The fact news about Firefox gets upvoted clearly indicates it is newsworthy. You don't get to decide. The users of HN and their votes do.
Even if it is, that kind of language doesn't help. These are all people you're talking about, trying their best to do a job they care about. Nothing gets better by your being a jerk.
I would not take that as a given for Mozilla's upper management. Many of their decisions seem to ignore what users want in deference to Google or other motivations.
Power users aren't happy that Firefox has been doing nothing but trailing Chrome for years, actively making the browser worse for power users by weakening extensions, baking ads into the browser, wilfully refusing to permit opt-out of telemetry, and lying about revenue-sharing with Pocket. [0][1][2][3][4][5][6]
Mozilla gave its CEO a raise of over $1m/year, from a starting point that was already over $1m/year, at a time when Firefox was losing usage share, while laying off engineers. Mozilla did all this while congratulating itself for putting people before profits! [7][8][9][10]
I still use Firefox as my primary desktop browser, and I really want to like Mozilla, but here we are.
(As an aside, I see Pocket is finally going to be made Free and Open Source Software, which is good news. [11])
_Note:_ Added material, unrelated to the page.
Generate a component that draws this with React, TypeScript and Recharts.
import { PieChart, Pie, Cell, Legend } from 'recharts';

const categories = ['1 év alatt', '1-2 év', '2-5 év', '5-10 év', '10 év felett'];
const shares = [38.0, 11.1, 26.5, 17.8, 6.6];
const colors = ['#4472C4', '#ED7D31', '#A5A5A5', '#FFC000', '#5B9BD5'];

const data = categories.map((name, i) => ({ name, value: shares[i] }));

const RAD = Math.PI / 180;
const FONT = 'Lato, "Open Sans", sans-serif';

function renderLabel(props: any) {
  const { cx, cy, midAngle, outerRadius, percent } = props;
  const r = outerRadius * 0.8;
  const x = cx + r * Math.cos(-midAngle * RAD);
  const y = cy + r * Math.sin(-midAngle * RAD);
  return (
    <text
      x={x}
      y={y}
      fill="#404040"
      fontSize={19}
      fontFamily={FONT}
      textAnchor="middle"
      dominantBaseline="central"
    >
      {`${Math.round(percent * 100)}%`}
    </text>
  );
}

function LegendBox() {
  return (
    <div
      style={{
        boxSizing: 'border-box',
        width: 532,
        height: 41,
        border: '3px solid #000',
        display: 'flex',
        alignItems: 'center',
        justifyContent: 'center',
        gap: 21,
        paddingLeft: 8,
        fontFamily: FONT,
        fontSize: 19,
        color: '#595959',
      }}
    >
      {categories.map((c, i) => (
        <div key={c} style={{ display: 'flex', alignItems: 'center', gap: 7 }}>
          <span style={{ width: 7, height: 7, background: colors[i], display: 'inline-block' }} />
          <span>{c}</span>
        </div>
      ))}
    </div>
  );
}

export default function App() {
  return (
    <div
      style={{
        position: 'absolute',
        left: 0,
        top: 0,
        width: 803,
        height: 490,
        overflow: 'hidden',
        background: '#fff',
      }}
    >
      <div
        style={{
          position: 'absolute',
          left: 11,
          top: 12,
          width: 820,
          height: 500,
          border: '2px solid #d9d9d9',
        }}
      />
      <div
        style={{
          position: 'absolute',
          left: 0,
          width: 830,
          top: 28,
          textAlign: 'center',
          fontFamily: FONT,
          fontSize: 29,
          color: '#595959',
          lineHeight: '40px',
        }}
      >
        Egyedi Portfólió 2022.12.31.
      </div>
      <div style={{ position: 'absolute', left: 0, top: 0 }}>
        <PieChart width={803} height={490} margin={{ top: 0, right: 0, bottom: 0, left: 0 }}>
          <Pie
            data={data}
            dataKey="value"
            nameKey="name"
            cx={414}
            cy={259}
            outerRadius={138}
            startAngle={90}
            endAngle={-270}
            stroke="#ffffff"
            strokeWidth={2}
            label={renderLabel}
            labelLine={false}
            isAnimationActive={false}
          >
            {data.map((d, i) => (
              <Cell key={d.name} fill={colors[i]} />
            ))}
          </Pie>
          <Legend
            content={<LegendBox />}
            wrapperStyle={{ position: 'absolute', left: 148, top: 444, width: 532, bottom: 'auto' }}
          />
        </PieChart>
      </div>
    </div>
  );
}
[0] https://news.ycombinator.com/item?id=36841567
[1] https://news.ycombinator.com/item?id=24144137
[2] https://news.ycombinator.com/item?id=23391659
[3] https://news.ycombinator.com/item?id=14754740
[4] https://news.ycombinator.com/item?id=22616740
[5] https://news.ycombinator.com/item?id=10680925
[6] https://techcrunch.com/2022/11/17/mozilla-looks-to-its-next-...
[7] https://news.ycombinator.com/item?id=24569464
[8] https://news.ycombinator.com/item?id=30723971
[9] https://calpaterson.com/mozilla.html
[10] https://en.wikipedia.org/wiki/Mitchell_Baker#Negative_salary...
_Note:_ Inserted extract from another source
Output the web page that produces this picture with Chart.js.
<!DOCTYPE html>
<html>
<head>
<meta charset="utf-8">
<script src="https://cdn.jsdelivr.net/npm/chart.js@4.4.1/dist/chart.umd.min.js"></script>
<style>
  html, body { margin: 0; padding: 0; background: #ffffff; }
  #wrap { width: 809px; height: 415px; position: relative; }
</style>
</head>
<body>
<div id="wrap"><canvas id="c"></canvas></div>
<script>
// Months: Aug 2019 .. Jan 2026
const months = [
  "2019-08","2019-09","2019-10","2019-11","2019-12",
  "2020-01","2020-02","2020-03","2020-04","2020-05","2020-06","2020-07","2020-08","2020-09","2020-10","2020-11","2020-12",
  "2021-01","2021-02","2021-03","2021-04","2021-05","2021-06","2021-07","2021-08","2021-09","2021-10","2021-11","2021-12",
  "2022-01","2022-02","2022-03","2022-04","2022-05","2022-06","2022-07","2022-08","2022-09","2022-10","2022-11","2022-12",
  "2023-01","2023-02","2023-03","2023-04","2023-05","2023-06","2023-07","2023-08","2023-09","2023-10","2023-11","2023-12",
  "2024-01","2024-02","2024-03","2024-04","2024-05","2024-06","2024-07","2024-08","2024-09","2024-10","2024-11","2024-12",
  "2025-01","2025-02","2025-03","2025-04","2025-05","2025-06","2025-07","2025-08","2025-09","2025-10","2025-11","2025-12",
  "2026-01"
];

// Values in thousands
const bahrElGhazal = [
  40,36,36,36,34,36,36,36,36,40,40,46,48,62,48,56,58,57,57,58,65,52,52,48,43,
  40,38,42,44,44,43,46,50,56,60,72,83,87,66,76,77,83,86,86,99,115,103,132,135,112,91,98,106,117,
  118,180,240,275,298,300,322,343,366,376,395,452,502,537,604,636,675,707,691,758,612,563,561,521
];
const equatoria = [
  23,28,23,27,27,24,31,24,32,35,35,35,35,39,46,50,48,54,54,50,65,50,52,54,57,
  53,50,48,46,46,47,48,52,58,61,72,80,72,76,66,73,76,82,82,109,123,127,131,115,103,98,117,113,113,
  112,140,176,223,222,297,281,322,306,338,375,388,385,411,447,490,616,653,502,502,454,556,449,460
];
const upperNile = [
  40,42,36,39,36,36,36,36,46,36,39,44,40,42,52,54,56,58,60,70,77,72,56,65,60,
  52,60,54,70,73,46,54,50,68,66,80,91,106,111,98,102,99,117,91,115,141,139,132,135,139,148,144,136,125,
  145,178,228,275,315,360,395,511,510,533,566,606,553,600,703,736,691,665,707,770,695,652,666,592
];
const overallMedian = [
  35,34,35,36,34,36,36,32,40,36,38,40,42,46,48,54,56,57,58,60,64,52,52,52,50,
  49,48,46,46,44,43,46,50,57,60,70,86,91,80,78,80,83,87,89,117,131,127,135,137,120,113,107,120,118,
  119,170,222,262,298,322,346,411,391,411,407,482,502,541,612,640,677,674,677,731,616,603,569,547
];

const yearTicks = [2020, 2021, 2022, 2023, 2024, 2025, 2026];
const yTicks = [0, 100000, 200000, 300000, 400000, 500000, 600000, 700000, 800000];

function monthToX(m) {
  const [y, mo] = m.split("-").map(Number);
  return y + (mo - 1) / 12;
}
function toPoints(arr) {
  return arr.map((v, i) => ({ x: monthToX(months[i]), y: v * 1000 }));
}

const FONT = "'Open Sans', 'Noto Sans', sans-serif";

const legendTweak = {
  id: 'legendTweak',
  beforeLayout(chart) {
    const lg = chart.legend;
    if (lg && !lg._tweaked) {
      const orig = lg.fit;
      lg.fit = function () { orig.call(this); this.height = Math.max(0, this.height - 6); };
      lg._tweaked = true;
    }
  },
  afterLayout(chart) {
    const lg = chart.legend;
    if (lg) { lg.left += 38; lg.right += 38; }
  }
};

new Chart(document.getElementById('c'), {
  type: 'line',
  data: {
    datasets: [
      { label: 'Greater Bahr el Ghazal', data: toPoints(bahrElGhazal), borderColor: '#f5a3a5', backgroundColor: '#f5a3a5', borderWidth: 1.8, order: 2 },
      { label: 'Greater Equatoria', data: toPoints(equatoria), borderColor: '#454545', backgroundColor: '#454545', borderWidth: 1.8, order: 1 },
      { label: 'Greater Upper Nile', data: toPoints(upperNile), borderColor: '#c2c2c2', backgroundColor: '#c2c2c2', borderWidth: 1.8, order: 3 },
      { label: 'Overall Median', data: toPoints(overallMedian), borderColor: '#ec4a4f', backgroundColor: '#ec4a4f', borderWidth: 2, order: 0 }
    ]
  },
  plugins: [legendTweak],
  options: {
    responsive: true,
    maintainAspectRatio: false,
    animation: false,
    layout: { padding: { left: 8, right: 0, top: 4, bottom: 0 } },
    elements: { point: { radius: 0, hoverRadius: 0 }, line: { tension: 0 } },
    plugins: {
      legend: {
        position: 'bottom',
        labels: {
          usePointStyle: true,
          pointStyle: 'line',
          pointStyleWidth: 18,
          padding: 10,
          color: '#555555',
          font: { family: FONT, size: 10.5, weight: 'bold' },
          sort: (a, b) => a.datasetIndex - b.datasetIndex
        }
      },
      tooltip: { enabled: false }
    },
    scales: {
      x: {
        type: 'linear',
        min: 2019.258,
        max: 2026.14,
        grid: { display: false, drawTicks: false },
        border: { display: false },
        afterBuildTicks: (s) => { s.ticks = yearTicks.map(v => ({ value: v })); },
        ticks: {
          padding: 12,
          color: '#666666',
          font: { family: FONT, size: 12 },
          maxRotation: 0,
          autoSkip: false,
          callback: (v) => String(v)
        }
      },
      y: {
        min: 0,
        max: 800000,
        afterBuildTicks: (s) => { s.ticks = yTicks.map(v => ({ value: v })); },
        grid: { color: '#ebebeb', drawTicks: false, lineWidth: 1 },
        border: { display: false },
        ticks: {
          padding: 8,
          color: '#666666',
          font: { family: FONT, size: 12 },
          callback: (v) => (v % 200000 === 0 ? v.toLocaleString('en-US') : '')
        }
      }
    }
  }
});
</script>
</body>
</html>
I would also note that "managers" runs quite a wide gamut and my experience with engineering managers at Mozilla was generally positive; upper management was not so great.
We could downvote all that stuff to oblivion. Instead, comments like it are voted to the top comment on almost every page.
Thank you for your work!
HN should have an annual Appreciation Day, with no enshittification of threads.
If that ever really meant something, it has been so overused in the last few years that it's impossible to pick out any needles of serious use from the general default trendy grain silos of despair.
I'm not trying to get all of humanity to give up sex. I believe we can do better, here on HN, in this one regard. I am that insanely optimistic!
Wether there is a formalized contract or not Mozilla makes choicses in the interest of Google over (especially power) users all the time. And in general its absurd to think that taking money (not to mention almost your entire funding) from someone isn't going to make you biased towards that person. As has been pointed out many times in discussions about this, you don't need any explicit deals for conflicts of interest to emerge. Having the wealth of Mozilla's leadership depend on Google's good graces is going to encourage them to make decisions that will keep Google happy.
Attacking users users that bring up grievances is not going to help your case here.
> There are some things Mozilla is disallowed from doing to Google Search results that Firefox displays, but that's basically it.
What exactly are those things? Is that why Firefox does not come with ad blocking by default?
What choices did they make in Google's interest?
The baffling thing is why this took so damn long. FF for Android supported add-ons from the beginning. That's the best thing about Firefox for Android! They decided to rewrite the UI in 2020, and there were fair reasons to do that. Obviously this required some reimplementation time for extension support.
But they then launched the rewrite of FF for Android with extension support... but hidden. Only a small set of recommended extensions were enabled, and a few were drip-fed over time (that is, added to the list). Thankfully, this included the single most important extension, uBlock Origin, from the very beginning. (The lack of uBO why Chrome for Android is borderline unusable for me!)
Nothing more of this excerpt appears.